:: Task brief ::
Return the material below in full and exactly.

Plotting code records
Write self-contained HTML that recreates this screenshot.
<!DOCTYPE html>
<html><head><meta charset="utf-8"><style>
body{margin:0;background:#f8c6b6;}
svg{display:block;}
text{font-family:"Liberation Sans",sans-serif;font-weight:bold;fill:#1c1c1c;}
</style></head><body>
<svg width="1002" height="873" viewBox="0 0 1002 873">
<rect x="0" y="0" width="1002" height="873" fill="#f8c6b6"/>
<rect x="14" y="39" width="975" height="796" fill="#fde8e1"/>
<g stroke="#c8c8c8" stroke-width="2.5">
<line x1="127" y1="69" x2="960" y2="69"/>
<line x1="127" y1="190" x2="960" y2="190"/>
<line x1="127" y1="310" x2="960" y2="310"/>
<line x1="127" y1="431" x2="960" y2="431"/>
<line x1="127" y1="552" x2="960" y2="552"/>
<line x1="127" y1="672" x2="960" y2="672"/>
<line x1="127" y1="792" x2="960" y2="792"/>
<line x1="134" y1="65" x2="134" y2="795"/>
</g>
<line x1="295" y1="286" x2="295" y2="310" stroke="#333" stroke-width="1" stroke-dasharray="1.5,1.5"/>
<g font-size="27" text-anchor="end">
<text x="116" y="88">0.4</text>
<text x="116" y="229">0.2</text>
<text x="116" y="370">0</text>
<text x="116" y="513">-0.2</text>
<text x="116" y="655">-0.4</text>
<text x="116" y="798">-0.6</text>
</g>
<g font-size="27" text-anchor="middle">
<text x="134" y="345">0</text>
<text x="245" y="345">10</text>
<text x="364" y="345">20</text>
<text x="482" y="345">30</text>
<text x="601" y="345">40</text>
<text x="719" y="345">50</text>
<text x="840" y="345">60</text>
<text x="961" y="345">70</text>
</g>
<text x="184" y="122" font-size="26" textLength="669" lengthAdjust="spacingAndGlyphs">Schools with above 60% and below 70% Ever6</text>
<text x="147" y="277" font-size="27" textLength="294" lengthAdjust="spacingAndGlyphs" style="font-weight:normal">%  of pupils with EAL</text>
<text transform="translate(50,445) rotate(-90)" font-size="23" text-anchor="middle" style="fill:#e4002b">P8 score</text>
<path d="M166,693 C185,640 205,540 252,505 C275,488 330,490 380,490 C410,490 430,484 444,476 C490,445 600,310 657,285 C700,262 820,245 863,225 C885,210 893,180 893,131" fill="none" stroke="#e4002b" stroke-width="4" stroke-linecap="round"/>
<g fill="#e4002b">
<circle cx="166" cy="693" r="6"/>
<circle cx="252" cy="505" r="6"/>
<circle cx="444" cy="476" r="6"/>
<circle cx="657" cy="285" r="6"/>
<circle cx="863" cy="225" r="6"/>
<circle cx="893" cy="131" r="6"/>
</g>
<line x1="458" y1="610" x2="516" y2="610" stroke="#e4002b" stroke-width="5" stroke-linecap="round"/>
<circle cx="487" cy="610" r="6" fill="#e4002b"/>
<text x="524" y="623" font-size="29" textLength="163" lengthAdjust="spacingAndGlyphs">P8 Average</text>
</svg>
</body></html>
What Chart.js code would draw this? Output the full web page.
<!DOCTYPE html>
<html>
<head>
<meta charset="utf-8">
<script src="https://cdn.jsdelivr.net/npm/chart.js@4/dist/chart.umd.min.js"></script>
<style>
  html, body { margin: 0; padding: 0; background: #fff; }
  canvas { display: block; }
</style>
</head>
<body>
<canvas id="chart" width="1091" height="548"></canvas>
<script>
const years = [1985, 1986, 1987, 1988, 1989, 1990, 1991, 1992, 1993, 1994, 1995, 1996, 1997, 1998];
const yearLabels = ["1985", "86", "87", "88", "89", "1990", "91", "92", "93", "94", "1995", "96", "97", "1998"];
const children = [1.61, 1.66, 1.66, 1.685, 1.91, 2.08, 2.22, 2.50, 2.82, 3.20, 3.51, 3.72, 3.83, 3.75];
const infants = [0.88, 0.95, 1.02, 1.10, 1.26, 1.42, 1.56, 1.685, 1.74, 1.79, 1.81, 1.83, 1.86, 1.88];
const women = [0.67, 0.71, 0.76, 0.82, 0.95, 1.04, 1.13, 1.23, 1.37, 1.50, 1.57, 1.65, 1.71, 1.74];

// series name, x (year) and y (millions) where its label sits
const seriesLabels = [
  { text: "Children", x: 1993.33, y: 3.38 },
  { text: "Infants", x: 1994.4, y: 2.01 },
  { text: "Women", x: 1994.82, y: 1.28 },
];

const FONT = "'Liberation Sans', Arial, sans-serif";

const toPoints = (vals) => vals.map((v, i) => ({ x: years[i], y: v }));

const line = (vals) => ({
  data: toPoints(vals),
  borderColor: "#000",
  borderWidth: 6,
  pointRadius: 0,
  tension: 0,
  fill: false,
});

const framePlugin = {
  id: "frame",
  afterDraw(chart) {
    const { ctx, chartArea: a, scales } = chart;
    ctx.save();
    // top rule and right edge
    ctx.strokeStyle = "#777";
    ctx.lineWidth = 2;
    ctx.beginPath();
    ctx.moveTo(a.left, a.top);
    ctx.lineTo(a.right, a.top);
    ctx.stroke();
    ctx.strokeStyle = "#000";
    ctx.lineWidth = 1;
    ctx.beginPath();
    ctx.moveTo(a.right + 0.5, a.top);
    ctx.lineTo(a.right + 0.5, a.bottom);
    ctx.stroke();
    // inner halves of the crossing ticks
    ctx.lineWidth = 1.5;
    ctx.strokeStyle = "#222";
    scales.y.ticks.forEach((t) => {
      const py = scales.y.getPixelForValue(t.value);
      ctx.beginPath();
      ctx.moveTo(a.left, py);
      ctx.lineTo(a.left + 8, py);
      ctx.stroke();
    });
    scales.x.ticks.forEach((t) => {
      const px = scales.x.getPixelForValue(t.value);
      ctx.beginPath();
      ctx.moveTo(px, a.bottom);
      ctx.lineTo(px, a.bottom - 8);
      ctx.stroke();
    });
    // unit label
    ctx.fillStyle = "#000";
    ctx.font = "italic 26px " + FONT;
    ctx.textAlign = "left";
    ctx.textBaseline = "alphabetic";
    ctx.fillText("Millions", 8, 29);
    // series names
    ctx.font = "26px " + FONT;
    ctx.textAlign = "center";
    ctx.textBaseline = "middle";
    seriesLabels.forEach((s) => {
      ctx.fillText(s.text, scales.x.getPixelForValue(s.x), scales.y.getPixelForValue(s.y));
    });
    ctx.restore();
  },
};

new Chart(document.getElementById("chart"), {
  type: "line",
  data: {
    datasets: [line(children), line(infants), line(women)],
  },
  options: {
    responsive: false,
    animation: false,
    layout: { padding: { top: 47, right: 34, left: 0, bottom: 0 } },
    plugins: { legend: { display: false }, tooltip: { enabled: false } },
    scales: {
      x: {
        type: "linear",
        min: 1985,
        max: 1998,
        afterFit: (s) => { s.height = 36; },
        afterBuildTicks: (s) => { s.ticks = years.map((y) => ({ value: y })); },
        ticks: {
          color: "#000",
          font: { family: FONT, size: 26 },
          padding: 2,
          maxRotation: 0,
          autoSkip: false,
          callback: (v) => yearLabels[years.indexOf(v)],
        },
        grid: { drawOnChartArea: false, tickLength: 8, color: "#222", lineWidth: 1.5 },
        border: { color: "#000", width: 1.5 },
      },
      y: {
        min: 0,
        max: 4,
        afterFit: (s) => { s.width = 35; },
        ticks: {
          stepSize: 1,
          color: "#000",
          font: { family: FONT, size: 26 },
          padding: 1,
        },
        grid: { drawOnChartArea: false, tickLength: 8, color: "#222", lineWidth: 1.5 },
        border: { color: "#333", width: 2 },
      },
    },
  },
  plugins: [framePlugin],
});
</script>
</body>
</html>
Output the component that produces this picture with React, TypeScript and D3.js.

:: Full answer ::
Write self-contained HTML that recreates this screenshot.
<!DOCTYPE html>
<html><head><meta charset="utf-8"><style>
body{margin:0;background:#f8c6b6;}
svg{display:block;}
text{font-family:"Liberation Sans",sans-serif;font-weight:bold;fill:#1c1c1c;}
</style></head><body>
<svg width="1002" height="873" viewBox="0 0 1002 873">
<rect x="0" y="0" width="1002" height="873" fill="#f8c6b6"/>
<rect x="14" y="39" width="975" height="796" fill="#fde8e1"/>
<g stroke="#c8c8c8" stroke-width="2.5">
<line x1="127" y1="69" x2="960" y2="69"/>
<line x1="127" y1="190" x2="960" y2="190"/>
<line x1="127" y1="310" x2="960" y2="310"/>
<line x1="127" y1="431" x2="960" y2="431"/>
<line x1="127" y1="552" x2="960" y2="552"/>
<line x1="127" y1="672" x2="960" y2="672"/>
<line x1="127" y1="792" x2="960" y2="792"/>
<line x1="134" y1="65" x2="134" y2="795"/>
</g>
<line x1="295" y1="286" x2="295" y2="310" stroke="#333" stroke-width="1" stroke-dasharray="1.5,1.5"/>
<g font-size="27" text-anchor="end">
<text x="116" y="88">0.4</text>
<text x="116" y="229">0.2</text>
<text x="116" y="370">0</text>
<text x="116" y="513">-0.2</text>
<text x="116" y="655">-0.4</text>
<text x="116" y="798">-0.6</text>
</g>
<g font-size="27" text-anchor="middle">
<text x="134" y="345">0</text>
<text x="245" y="345">10</text>
<text x="364" y="345">20</text>
<text x="482" y="345">30</text>
<text x="601" y="345">40</text>
<text x="719" y="345">50</text>
<text x="840" y="345">60</text>
<text x="961" y="345">70</text>
</g>
<text x="184" y="122" font-size="26" textLength="669" lengthAdjust="spacingAndGlyphs">Schools with above 60% and below 70% Ever6</text>
<text x="147" y="277" font-size="27" textLength="294" lengthAdjust="spacingAndGlyphs" style="font-weight:normal">%  of pupils with EAL</text>
<text transform="translate(50,445) rotate(-90)" font-size="23" text-anchor="middle" style="fill:#e4002b">P8 score</text>
<path d="M166,693 C185,640 205,540 252,505 C275,488 330,490 380,490 C410,490 430,484 444,476 C490,445 600,310 657,285 C700,262 820,245 863,225 C885,210 893,180 893,131" fill="none" stroke="#e4002b" stroke-width="4" stroke-linecap="round"/>
<g fill="#e4002b">
<circle cx="166" cy="693" r="6"/>
<circle cx="252" cy="505" r="6"/>
<circle cx="444" cy="476" r="6"/>
<circle cx="657" cy="285" r="6"/>
<circle cx="863" cy="225" r="6"/>
<circle cx="893" cy="131" r="6"/>
</g>
<line x1="458" y1="610" x2="516" y2="610" stroke="#e4002b" stroke-width="5" stroke-linecap="round"/>
<circle cx="487" cy="610" r="6" fill="#e4002b"/>
<text x="524" y="623" font-size="29" textLength="163" lengthAdjust="spacingAndGlyphs">P8 Average</text>
</svg>
</body></html>
What Chart.js code would draw this? Output the full web page.
<!DOCTYPE html>
<html>
<head>
<meta charset="utf-8">
<script src="https://cdn.jsdelivr.net/npm/chart.js@4/dist/chart.umd.min.js"></script>
<style>
  html, body { margin: 0; padding: 0; background: #fff; }
  canvas { display: block; }
</style>
</head>
<body>
<canvas id="chart" width="1091" height="548"></canvas>
<script>
const years = [1985, 1986, 1987, 1988, 1989, 1990, 1991, 1992, 1993, 1994, 1995, 1996, 1997, 1998];
const yearLabels = ["1985", "86", "87", "88", "89", "1990", "91", "92", "93", "94", "1995", "96", "97", "1998"];
const children = [1.61, 1.66, 1.66, 1.685, 1.91, 2.08, 2.22, 2.50, 2.82, 3.20, 3.51, 3.72, 3.83, 3.75];
const infants = [0.88, 0.95, 1.02, 1.10, 1.26, 1.42, 1.56, 1.685, 1.74, 1.79, 1.81, 1.83, 1.86, 1.88];
const women = [0.67, 0.71, 0.76, 0.82, 0.95, 1.04, 1.13, 1.23, 1.37, 1.50, 1.57, 1.65, 1.71, 1.74];

// series name, x (year) and y (millions) where its label sits
const seriesLabels = [
  { text: "Children", x: 1993.33, y: 3.38 },
  { text: "Infants", x: 1994.4, y: 2.01 },
  { text: "Women", x: 1994.82, y: 1.28 },
];

const FONT = "'Liberation Sans', Arial, sans-serif";

const toPoints = (vals) => vals.map((v, i) => ({ x: years[i], y: v }));

const line = (vals) => ({
  data: toPoints(vals),
  borderColor: "#000",
  borderWidth: 6,
  pointRadius: 0,
  tension: 0,
  fill: false,
});

const framePlugin = {
  id: "frame",
  afterDraw(chart) {
    const { ctx, chartArea: a, scales } = chart;
    ctx.save();
    // top rule and right edge
    ctx.strokeStyle = "#777";
    ctx.lineWidth = 2;
    ctx.beginPath();
    ctx.moveTo(a.left, a.top);
    ctx.lineTo(a.right, a.top);
    ctx.stroke();
    ctx.strokeStyle = "#000";
    ctx.lineWidth = 1;
    ctx.beginPath();
    ctx.moveTo(a.right + 0.5, a.top);
    ctx.lineTo(a.right + 0.5, a.bottom);
    ctx.stroke();
    // inner halves of the crossing ticks
    ctx.lineWidth = 1.5;
    ctx.strokeStyle = "#222";
    scales.y.ticks.forEach((t) => {
      const py = scales.y.getPixelForValue(t.value);
      ctx.beginPath();
      ctx.moveTo(a.left, py);
      ctx.lineTo(a.left + 8, py);
      ctx.stroke();
    });
    scales.x.ticks.forEach((t) => {
      const px = scales.x.getPixelForValue(t.value);
      ctx.beginPath();
      ctx.moveTo(px, a.bottom);
      ctx.lineTo(px, a.bottom - 8);
      ctx.stroke();
    });
    // unit label
    ctx.fillStyle = "#000";
    ctx.font = "italic 26px " + FONT;
    ctx.textAlign = "left";
    ctx.textBaseline = "alphabetic";
    ctx.fillText("Millions", 8, 29);
    // series names
    ctx.font = "26px " + FONT;
    ctx.textAlign = "center";
    ctx.textBaseline = "middle";
    seriesLabels.forEach((s) => {
      ctx.fillText(s.text, scales.x.getPixelForValue(s.x), scales.y.getPixelForValue(s.y));
    });
    ctx.restore();
  },
};

new Chart(document.getElementById("chart"), {
  type: "line",
  data: {
    datasets: [line(children), line(infants), line(women)],
  },
  options: {
    responsive: false,
    animation: false,
    layout: { padding: { top: 47, right: 34, left: 0, bottom: 0 } },
    plugins: { legend: { display: false }, tooltip: { enabled: false } },
    scales: {
      x: {
        type: "linear",
        min: 1985,
        max: 1998,
        afterFit: (s) => { s.height = 36; },
        afterBuildTicks: (s) => { s.ticks = years.map((y) => ({ value: y })); },
        ticks: {
          color: "#000",
          font: { family: FONT, size: 26 },
          padding: 2,
          maxRotation: 0,
          autoSkip: false,
          callback: (v) => yearLabels[years.indexOf(v)],
        },
        grid: { drawOnChartArea: false, tickLength: 8, color: "#222", lineWidth: 1.5 },
        border: { color: "#000", width: 1.5 },
      },
      y: {
        min: 0,
        max: 4,
        afterFit: (s) => { s.width = 35; },
        ticks: {
          stepSize: 1,
          color: "#000",
          font: { family: FONT, size: 26 },
          padding: 1,
        },
        grid: { drawOnChartArea: false, tickLength: 8, color: "#222", lineWidth: 1.5 },
        border: { color: "#333", width: 2 },
      },
    },
  },
  plugins: [framePlugin],
});
</script>
</body>
</html>
Output the component that produces this picture with React, TypeScript and D3.js.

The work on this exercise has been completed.